The trademark battle has had another target that has been, for Blume, even more of a concern. When the controversy was emerging, she and friend Rachel Kaplan, who homesteads in the North Bay, were awaiting the imminent publication of their new co-authored homesteading book, Urban Homesteading: Heirloom Skills for Sustainable Living. The book’s publisher, Skyhorse, has received a more formal cease and desist letter from the Dervaes’ lawyers, but so far it has had no effect on the book’s release or launch parties scheduled in the East Bay and North Bay throughout the spring and summer.

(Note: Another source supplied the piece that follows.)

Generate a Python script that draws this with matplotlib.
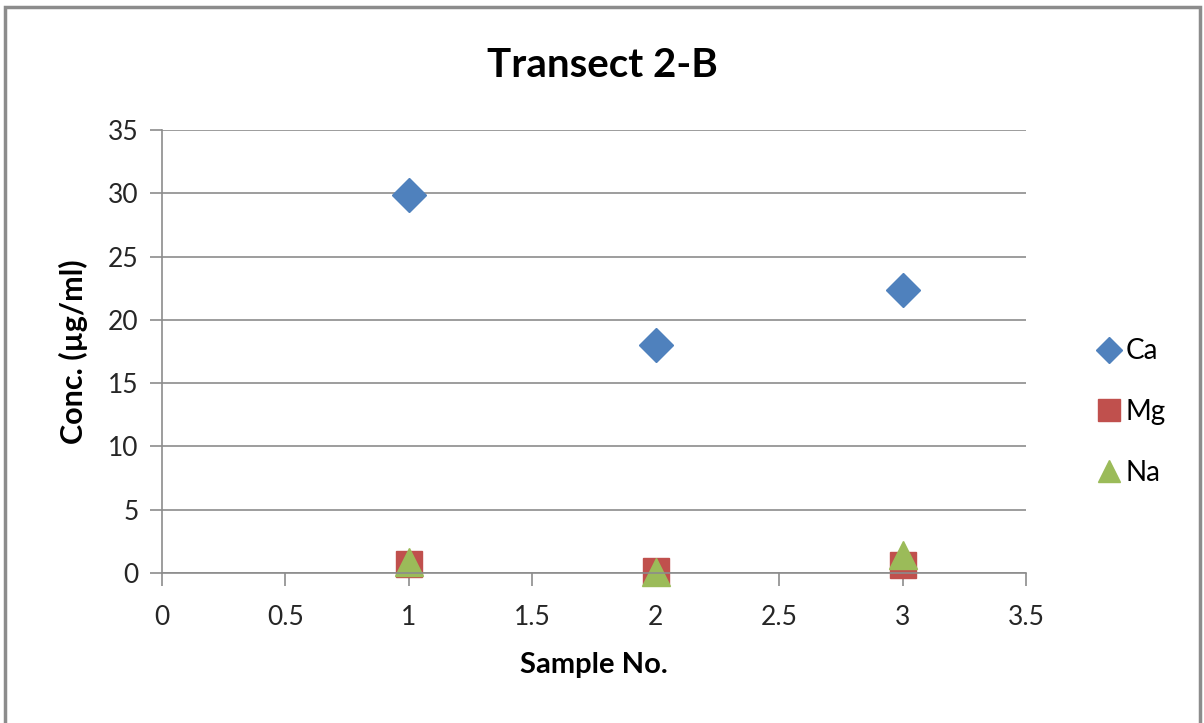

Blume is the first to note that she and Kaplan are not the only people publishing a book on the subject. There are other homesteading books available, many by couples detailing their personal experiences and offering plenty of “how-to” advice and instruction. Blume explains what’s different about the book she and Kaplan wrote: They include a lot of “why-to . . . really eloquent rationale for why to do this—it’s about a movement.” The two interviewed 24 individuals and families who have found innovative solutions for conserving resources and maximizing space, which the authors feel allows them to represent not just scattered ideas, but the larger homesteading movement.

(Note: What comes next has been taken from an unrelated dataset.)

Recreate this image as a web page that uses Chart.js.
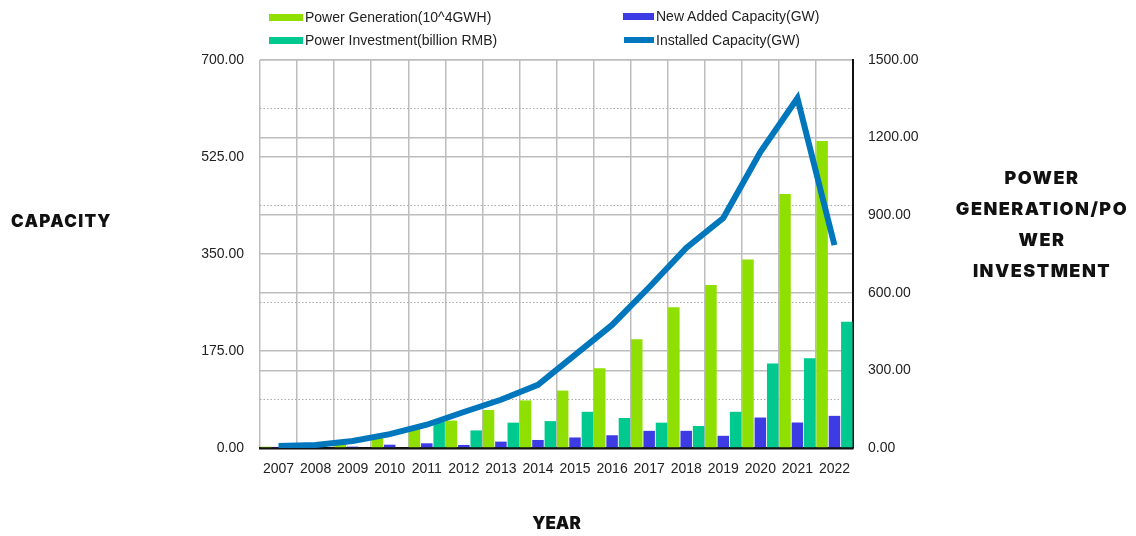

Kaplan elaborates, “We think this is a good way to live. It brings satisfaction and joy, and is more responsible than [the way] Americans are mostly taught to live. There are a lot of different types of people doing this. That’s the biggest hope of the book: all the energy—it’s catching. People get it. This is why you can’t own this. It belongs to the people.” •

Jess Watson is a freelance journalist on the urban farming beat and a PhD candidate in Cultural Anthropology at UCSC. She spends far too much time fermenting, foraging, canning, and blogging about it all from her North Oakland home. Contact her at pellucid.oakland@gmail.com, or just check out her blog at quirkyurbanite.blogspot.com.

 

 

Info and Opportunities

More information on the Urban Homesteading book can be found at urban-homesteading.org.

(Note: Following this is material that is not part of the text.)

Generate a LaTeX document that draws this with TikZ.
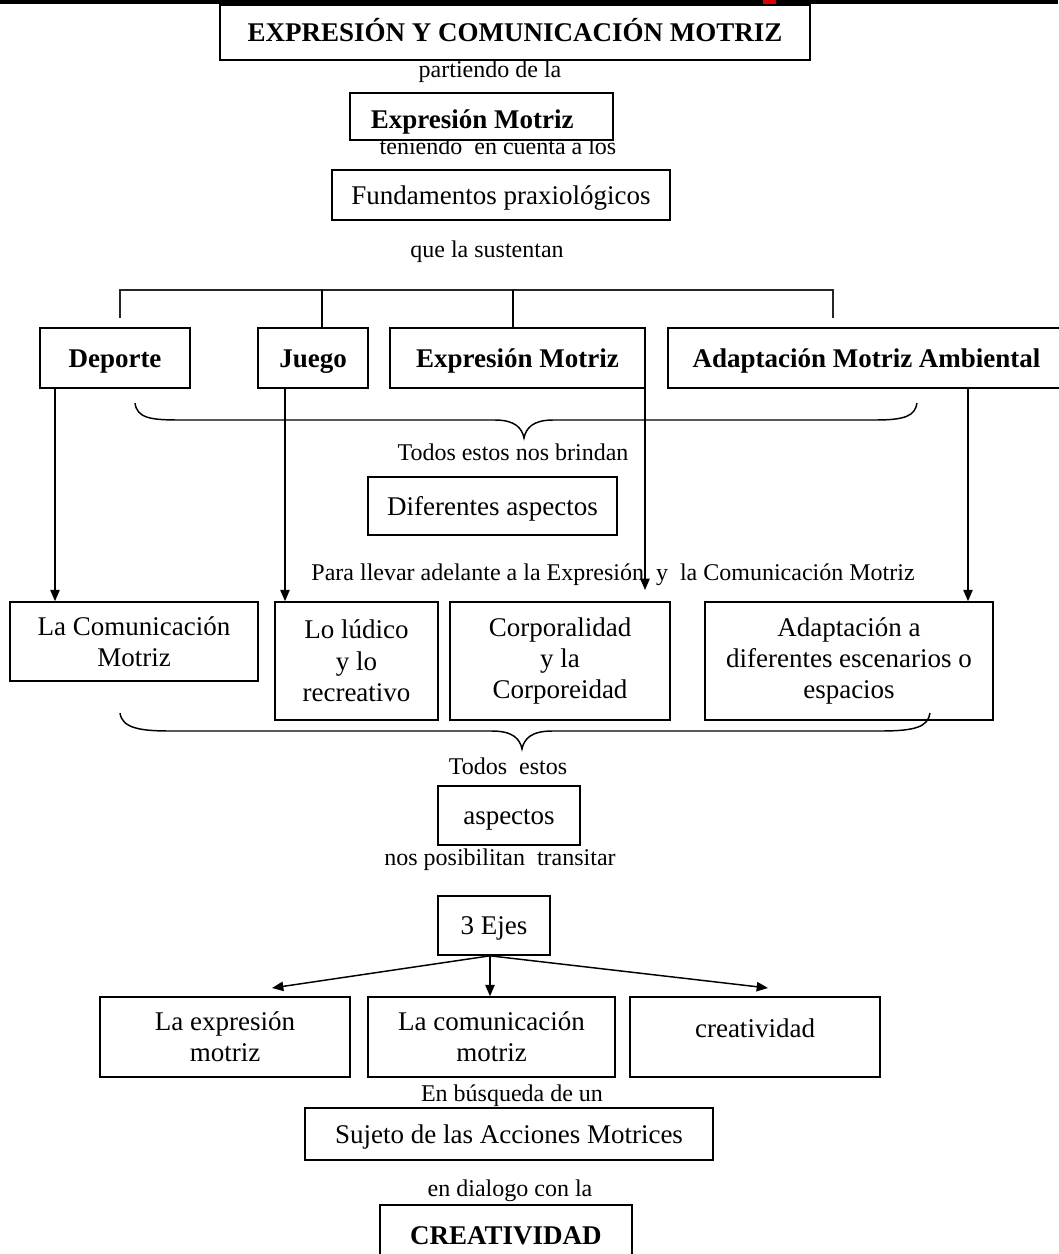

A full list of Institute of Urban Homesteading classes can be found at iuhoakland.com.

On June 19, the Institute is coordinating some urban farm tours. It will be an opportunity to go out and observe a whole host of urban homesteading projects, with fruit and vegetable gardens, composting systems, rabbits, goats, bees, graywater systems, and more. Look for more information Look for more information by clicking “Urban Farm Tour” on the left side of the Institute’s homepage.

 

Ruby’s Lavender Mead Rabbit Stew

Serves 4–6

  • 1 tablespoon butter or olive oil
  • 1 whole rabbit
  • 2–4 cups mead or white wine
  • 2–4 cups water or stock
  • ½ cup sun-dried tomatoes
  • 1–2 heads garlic (peel and use as individual cloves or leave whole and unpeeled)
  • Lavender, fresh or dried (Fresh lavender can be tied in a bundle. Dried lavender should be made into a potpourri with cheesecloth.)
  • 2–3 whole root vegetables of your choice or availability, such as carrots, turnips, potatoes, or rutabaga (winter squash works too), scrubbed and cut into chunks
  • Salt and pepper to taste

Melt butter or warm olive oil over medium heat in a 6- or 8-quart Dutch oven. Add the rabbit and brown on both sides.

Add enough mead (or wine) and water (or stock) to just barely cover rabbit. Add sun-dried tomatoes, garlic, and lavender.

Bring the mixture to a simmer and turn the heat to low. Cover and simmer for 1–2 hours or until the rabbit starts to get tender. Turn the rabbit occasionally and make sure the herbs are submerged.

When the rabbit meat is tender, add the root vegetables. Add salt and pepper to taste and continue to cook until the meat starts to fall off the bone. You can then ladle the stew into soup bowls to serve.